As of February 2026, credit growth surged to 13.7%, while deposit growth lagged at 10.9%. This disparity pushed the loan-to-deposit ratio to a high of 82.5%, prompting banks to seek alternative funding methods.

In response, banks like CSB Bank are offering attractive interest rates, with 8.32% for 91-day Certificates of Deposit (CDs). Ujjivan Small Finance Bank and Equitas Small Finance Bank are close behind, raising funds at 8.25%. Meanwhile, HDFC Bank and IDBI Bank are providing short-term funds at 7.6%.

The difference between three-month CD rates and Treasury Bill rates has widened to 210 basis points, the highest since March 2020. This shift indicates a significant change in the banking landscape, as investments in CDs have skyrocketed to ₹6.64 lakh crore, reflecting a 75% growth over the last two years.

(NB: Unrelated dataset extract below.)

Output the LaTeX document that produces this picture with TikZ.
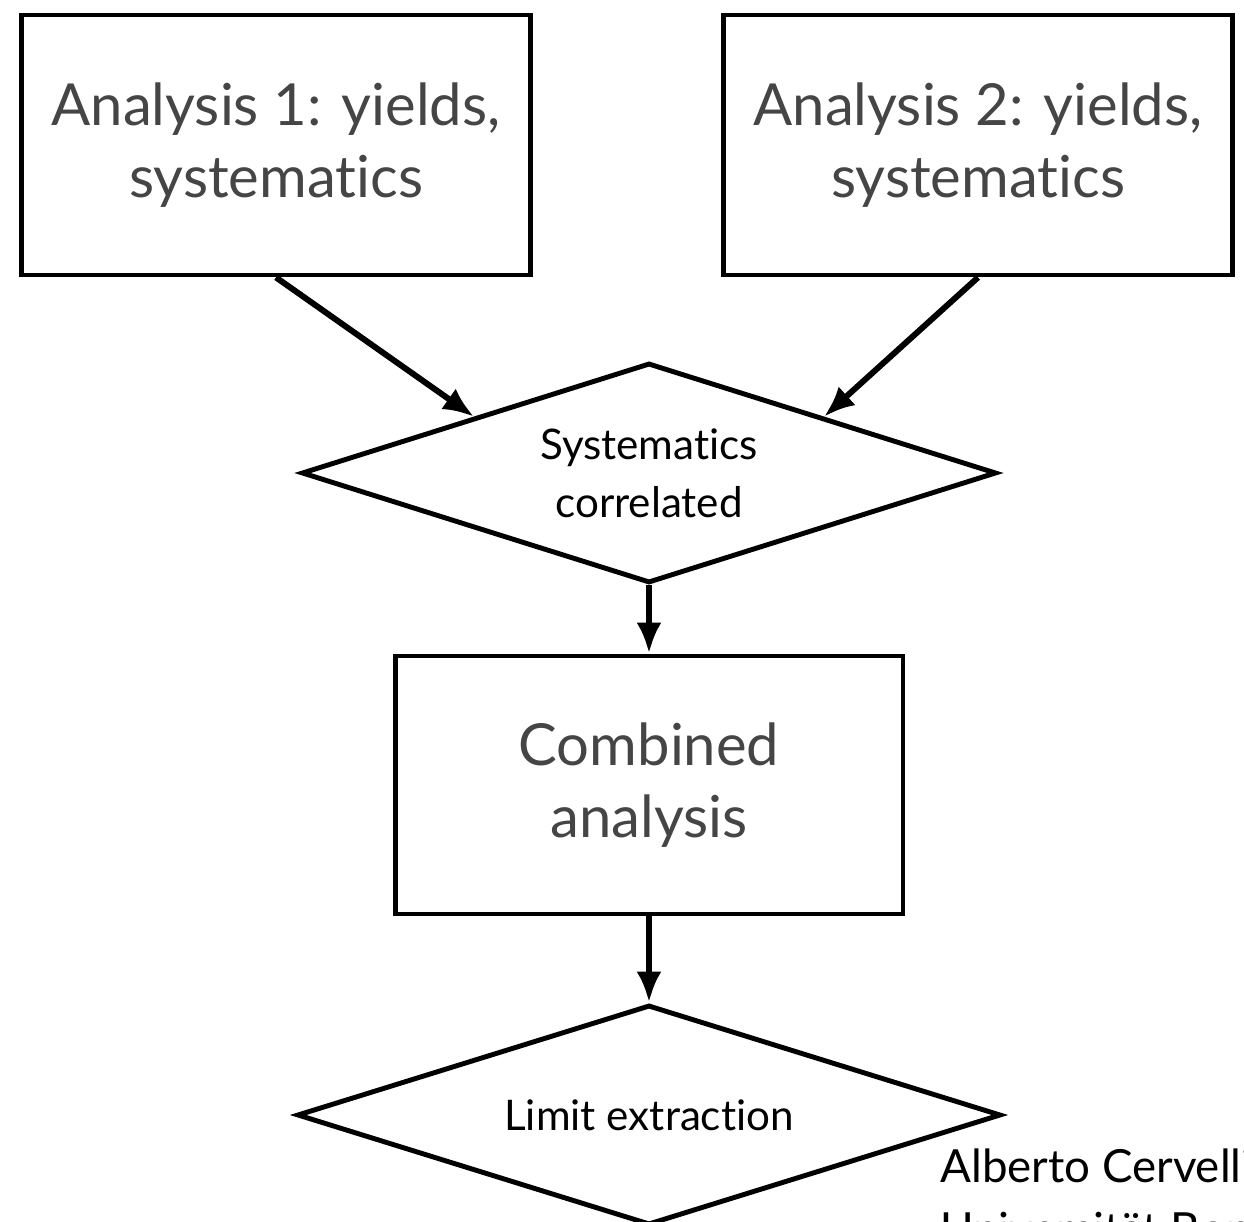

Experts note that the current increase in interest rates has surpassed seasonal changes, highlighting the urgency of the situation. Fitch Ratings warns that if funding costs continue to rise, net interest margins (NIMs) could decrease by 20-30 basis points by FY27.

The liquidity crunch is expected to persist until FY27, putting additional pressure on banks to adapt. As they navigate this challenging environment, the impact on consumers and businesses remains to be seen.

In summary, the banking sector is undergoing a significant transformation as institutions respond to unprecedented challenges. The immediate effects are tangible, with higher interest rates reshaping the financial landscape in India.